UTSA - through its Equity Advocacy Initiative - will develop an overarching framework for implementing the recommendations put forth by the 21st Century Learning Environments Task Group. The task force's primary objective is to foster healthy and inclusive learning environments. The initiative will formally connect those efforts to the work of tactical teams on academic programs, core curricula and degree pathways as a part of our fundamental commitment to diversity, inclusion and the success of UTSA students. Collectively, this work will further define the Roadrunner student experience — in and out of the classroom — with an intentional grounding in diversity, inclusion and equity advocacy. In support of the initiative, UTSA’s colleges and academic support divisions will develop new and enhance existing activities to advance diversity, inclusion and justice.

UTSA's College of Liberal and Fine Arts touches nearly every student who chooses to study here by offering core classes and education in nine different departments that include: art and art history; anthropology; communication; English; history; music; philosophy and classics, including medical humanities; modern languages and literatures; and political science and geography. Diversity - of thought, of experiences, of people and ideas - is embedded in everything the college has to offer. Faculty, staff and students are all working to create systemic change and build a future based on equality.

Social Justice and Equity Initiatives 2020-2021

Human Migration and the Borderlands

The College of Liberal and Fine Arts (COLFA) has put together a team of faculty and researchers tasked with putting forth an application for a Mellon grant to support research at the intersection of human migration and borderlands with social justice and equity. The research will then inform social change toward a just and equitable society for all. The College has already developed a large working group committed to the project and they have already submitted an NEH proposal. The group will work closely with undergraduate, graduate-students and community members to translate research findings into digitally curated exhibits with the help of the Institute of Texan Cultures. The university plans to hire two faculty members whose areas of study, Latin American Studies and digital technology, will support this research and this initiative.

Summer Residential Program

COLFA will also create a residential program for Summer 2021 to involve more URM in classroom-to-career opportunities. Students will be recruited from select universities, including UTSA, to be involved in the summer program, which will emphasize career readiness and network building to URM students. There will be a significant investment in scholarship and teaching resources. The summer program will also include social justice-oriented academic programming utilizing the rich resources of UTSA and the San Antonio region.

Book Club

Over the fall semester, the philosophy and classics department is hosting a bimonthly reading and discussion group on the topic of Classics and White Supremacy. The group’s sessions will be run by UTSA faculty and alumni in Classics, but will be open to other disciplines and neighboring institutions. The group will be examining the connections between Classics and White Supremacy—inherited, assumed, explicit or concealed—which are becoming increasingly visible across the field. Neo-Nazis adopt Classical images and Classical tropes, and within the community of professional Classicists, there is no shortage of white supremacist ideology and behaviors. This reading group invites people interested in Classics from across San Antonio to engage with recent literature that probes the troubling relationship between our construction of the ancient Mediterranean world and modern strategies to uphold and center whiteness.
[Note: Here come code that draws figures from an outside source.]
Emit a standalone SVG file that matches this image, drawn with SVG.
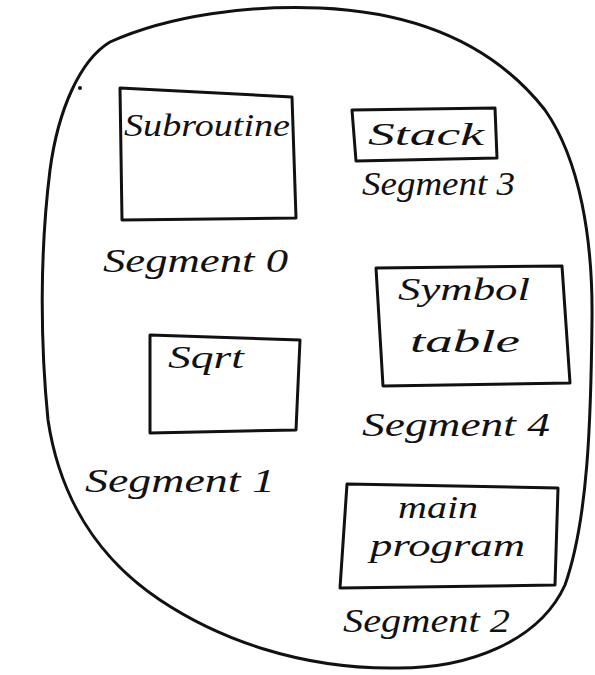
<svg xmlns="http://www.w3.org/2000/svg" width="595" height="675" viewBox="0 0 595 675">
<style>
.ink{fill:none;stroke:#111;stroke-width:3;stroke-linejoin:round;stroke-linecap:round}
.t{font-family:"Liberation Serif","DejaVu Serif",serif;font-style:italic;fill:#111;font-size:32px}
.lbl{font-family:"Liberation Serif","DejaVu Serif",serif;font-style:italic;fill:#111;font-size:34px}
</style>
<rect width="595" height="675" fill="#fff"/>
<g id="memory">
<path class="ink" d="M110 42 C170 15 250 5 320 8 C410 12 490 40 545 110 C580 160 593 240 592 320 C591 420 588 520 565 585 C540 640 470 670 390 668 C300 668 220 640 160 600 C100 560 60 500 48 420 C40 340 40 250 50 170 C58 110 80 60 110 42 Z"/>
<circle cx="80" cy="88" r="2" fill="#111"/>
</g>
<g id="segment0">
<path class="ink" d="M120 88 L292 97 L296 218 L122 220 Z"/>
<text class="t" x="124" y="136" textLength="166" lengthAdjust="spacingAndGlyphs">Subroutine</text>
<text class="lbl" x="103" y="272" textLength="185" lengthAdjust="spacingAndGlyphs">Segment 0</text>
</g>
<g id="segment3">
<path class="ink" d="M352 110 L495 108 L497 158 L356 161 Z"/>
<text class="t" x="368" y="145" textLength="116" lengthAdjust="spacingAndGlyphs">Stack</text>
<text class="lbl" x="362" y="195" textLength="153" lengthAdjust="spacingAndGlyphs">Segment 3</text>
</g>
<g id="segment1">
<path class="ink" d="M150 335 L300 340 L296 430 L150 433 Z"/>
<text class="t" x="168" y="368" textLength="76" lengthAdjust="spacingAndGlyphs">Sqrt</text>
<text class="lbl" x="85" y="492" textLength="190" lengthAdjust="spacingAndGlyphs">Segment 1</text>
</g>
<g id="segment4">
<path class="ink" d="M376 268 L562 266 L570 383 L383 386 Z"/>
<text class="t" x="398" y="300" textLength="132" lengthAdjust="spacingAndGlyphs">Symbol</text>
<text class="t" x="410" y="352" textLength="110" lengthAdjust="spacingAndGlyphs">table</text>
<text class="lbl" x="362" y="436" textLength="188" lengthAdjust="spacingAndGlyphs">Segment 4</text>
</g>
<g id="segment2">
<path class="ink" d="M347 484 L558 488 L555 585 L340 588 Z"/>
<text class="t" x="398" y="518" textLength="80" lengthAdjust="spacingAndGlyphs">main</text>
<text class="t" x="370" y="556" textLength="155" lengthAdjust="spacingAndGlyphs">program</text>
<text class="lbl" x="343" y="632" textLength="167" lengthAdjust="spacingAndGlyphs">Segment 2</text>
</g>
<g id="connectors"/>
</svg>
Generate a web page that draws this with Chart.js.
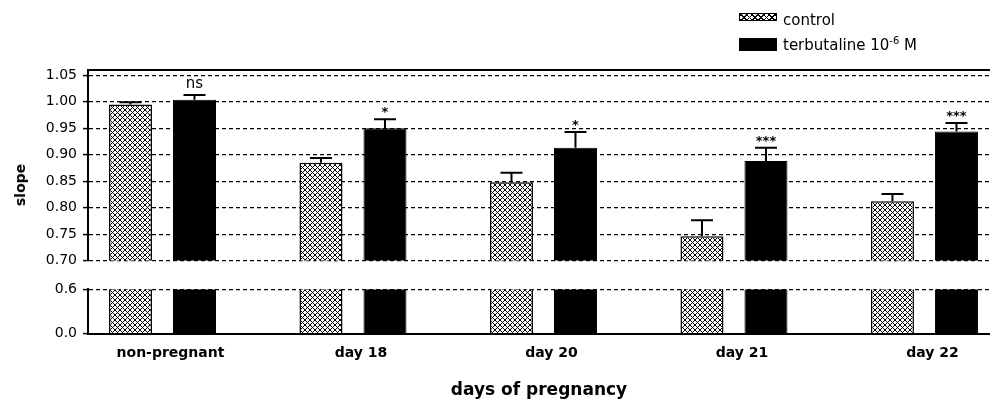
<!DOCTYPE html>
<html>
<head>
<meta charset="utf-8">
<script src="https://cdn.jsdelivr.net/npm/chart.js@4"></script>
<style>
  body { margin: 0; background: #fff; }
  #wrap { position: relative; width: 990px; height: 401px; font-family: 'DejaVu Sans', sans-serif; color: #000; }
  #topBox { position: absolute; left: 0; top: 0; width: 990px; height: 275px; }
  #botBox { position: absolute; left: 0; top: 275px; width: 990px; height: 126px; }
  .sw { position: absolute; left: 739px; width: 38px; box-sizing: border-box; }
  .hatch {
    border: 1px solid #000;
    background:
      repeating-linear-gradient(45deg, #000 0 1px, transparent 1px 4px),
      repeating-linear-gradient(-45deg, #000 0 1px, #fff 1px 4px);
  }
  .lab { position: absolute; left: 783px; font-size: 15px; line-height: 18px; white-space: nowrap; }
  .lab sup { font-size: 10px; line-height: 0; }
  #ytitle { position: absolute; left: 19.5px; top: 185px; transform: translate(-50%, -50%) rotate(-90deg);
    font-weight: bold; font-size: 14px; white-space: nowrap; }
</style>
</head>
<body>
<div id="wrap">
  <div id="topBox"><canvas id="upper"></canvas></div>
  <div id="botBox"><canvas id="lower"></canvas></div>
  <div class="sw hatch" style="top:13px;height:8px"></div>
  <div class="lab" style="top:11px">control</div>
  <div class="sw" style="top:38px;height:13px;background:#000"></div>
  <div class="lab" style="top:36px">terbutaline 10<sup>-6</sup> M</div>
  <div id="ytitle">slope</div>
</div>
<script>
const categories = ['non-pregnant', 'day 18', 'day 20', 'day 21', 'day 22']
const control = [0.995, 0.885, 0.848, 0.746, 0.812]
const controlErr = [0.004, 0.009, 0.018, 0.030, 0.014]
const terbutaline = [1.004, 0.950, 0.913, 0.888, 0.944]
const terbutalineErr = [0.009, 0.017, 0.030, 0.025, 0.016]
const significance = ['ns', '*', '*', '***', '***']
const upperTicks = [0.70, 0.75, 0.80, 0.85, 0.90, 0.95, 1.00, 1.05]
const lowerTicks = [0.0, 0.6]

Chart.defaults.font.family = "'DejaVu Sans', sans-serif"
Chart.defaults.color = '#000'

// crosshatch fill for the control bars
function makeHatch() {
  const c = document.createElement('canvas')
  c.width = 5
  c.height = 5
  const g = c.getContext('2d')
  g.fillStyle = '#fff'
  g.fillRect(0, 0, 5, 5)
  g.strokeStyle = '#000'
  g.lineWidth = 1
  g.beginPath()
  g.moveTo(0, 0); g.lineTo(5, 5)
  g.moveTo(5, 0); g.lineTo(0, 5)
  g.stroke()
  return g.createPattern(c, 'repeat')
}
const hatch = makeHatch()

const points = (vals) => vals.map((v, i) => ({ x: i, y: v }))

function datasets() {
  return [
    {
      label: 'control',
      data: points(control),
      backgroundColor: hatch,
      borderColor: '#000',
      borderWidth: 1.5,
      clip: 0,
      errors: controlErr,
    },
    {
      label: 'terbutaline 10⁻⁶ M',
      data: points(terbutaline),
      backgroundColor: '#000',
      borderColor: '#000',
      borderWidth: 1,
      clip: 0,
      errors: terbutalineErr,
      marks: significance,
    },
  ]
}

function xAxis(position, showLabels, height) {
  return {
    type: 'linear',
    position: position,
    min: -0.391,
    max: 4.344,
    offset: false,
    afterBuildTicks: (s) => {
      s.ticks = categories.map((c, i) => ({ value: i }))
    },
    afterFit: (s) => {
      s.height = height
    },
    grid: { display: false },
    border: { color: '#000', width: 2 },
    ticks: {
      display: showLabels,
      autoSkip: false,
      maxRotation: 0,
      padding: 3,
      labelOffset: 8,
      font: { size: 14, weight: 'bold' },
      callback: (v) => categories[v],
    },
    title: {
      display: showLabels,
      text: 'days of pregnancy',
      font: { size: 17, weight: 'bold' },
      padding: { top: 10, bottom: 0 },
    },
  }
}

function yAxis(min, max, ticks, digits) {
  return {
    min: min,
    max: max,
    afterBuildTicks: (s) => {
      s.ticks = ticks.map((v) => ({ value: v }))
    },
    afterFit: (s) => {
      s.width = 88
    },
    grid: {
      color: '#000',
      lineWidth: 1.2,
      tickLength: 5,
      tickColor: '#000',
      tickWidth: 1.5,
      tickBorderDash: [],
    },
    border: { color: '#000', width: 2, dash: [4, 3] },
    ticks: {
      padding: 6,
      font: { size: 14 },
      callback: (v) => Number(v).toFixed(digits),
    },
  }
}

const errorBars = {
  id: 'errorBars',
  afterDatasetsDraw(chart) {
    const ctx = chart.ctx
    const y = chart.scales.y
    chart.data.datasets.forEach((ds, d) => {
      chart.getDatasetMeta(d).data.forEach((bar, i) => {
        const top = y.getPixelForValue(ds.data[i].y + ds.errors[i])
        ctx.save()
        ctx.strokeStyle = '#000'
        ctx.lineWidth = 2
        ctx.beginPath()
        ctx.moveTo(bar.x, bar.y)
        ctx.lineTo(bar.x, top)
        ctx.moveTo(bar.x - 11, top)
        ctx.lineTo(bar.x + 11, top)
        ctx.stroke()
        if (ds.marks) {
          const m = ds.marks[i]
          ctx.fillStyle = '#000'
          ctx.textAlign = 'center'
          ctx.textBaseline = 'alphabetic'
          if (m === 'ns') {
            ctx.font = "15px 'DejaVu Sans'"
            ctx.fillText(m, bar.x, top - 6.5)
          } else {
            ctx.font = "bold 13px 'DejaVu Sans'"
            ctx.fillText(m, bar.x, top - 3)
          }
        }
        ctx.restore()
      })
    })
  },
}

const common = {
  responsive: true,
  maintainAspectRatio: false,
  animation: false,
  categoryPercentage: 0.672,
  barPercentage: 0.672,
  plugins: { legend: { display: false }, tooltip: { enabled: false } },
}

new Chart(document.getElementById('upper'), {
  type: 'bar',
  data: { datasets: datasets() },
  options: {
    ...common,
    layout: { padding: { top: 0, bottom: 10.3, left: 0, right: 0 } },
    scales: {
      x: xAxis('top', false, 70),
      y: yAxis(0.7, 1.06, upperTicks, 2),
    },
  },
  plugins: [errorBars],
})

new Chart(document.getElementById('lower'), {
  type: 'bar',
  data: { datasets: datasets() },
  options: {
    ...common,
    layout: { padding: { top: 8.7, bottom: 0, left: 0, right: 0 } },
    scales: {
      x: xAxis('bottom', true, 67.3),
      y: yAxis(0, 0.6, lowerTicks, 1),
    },
  },
})
</script>
</body>
</html>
History of Human Rights since 1948

Award-winning history professor, Dr. Catherine Nolan Ferrell, teaches History of Human Rights since 1948 as a service learning class. It's cross-listed with Honors 3233, His 4603 and His 4973. The goal of the class is to have students link human rights issues, which they tend to see as problems that happen "somewhere else," to human rights issues in San Antonio. Students will be broken up into small groups to partner with community organizations including the PRIDE Center, RAICES and the Multicultural Student Center for Equity and Justice to participate in hands on projects that examine such topics as discrimination, equality, hate speech and economic inequality.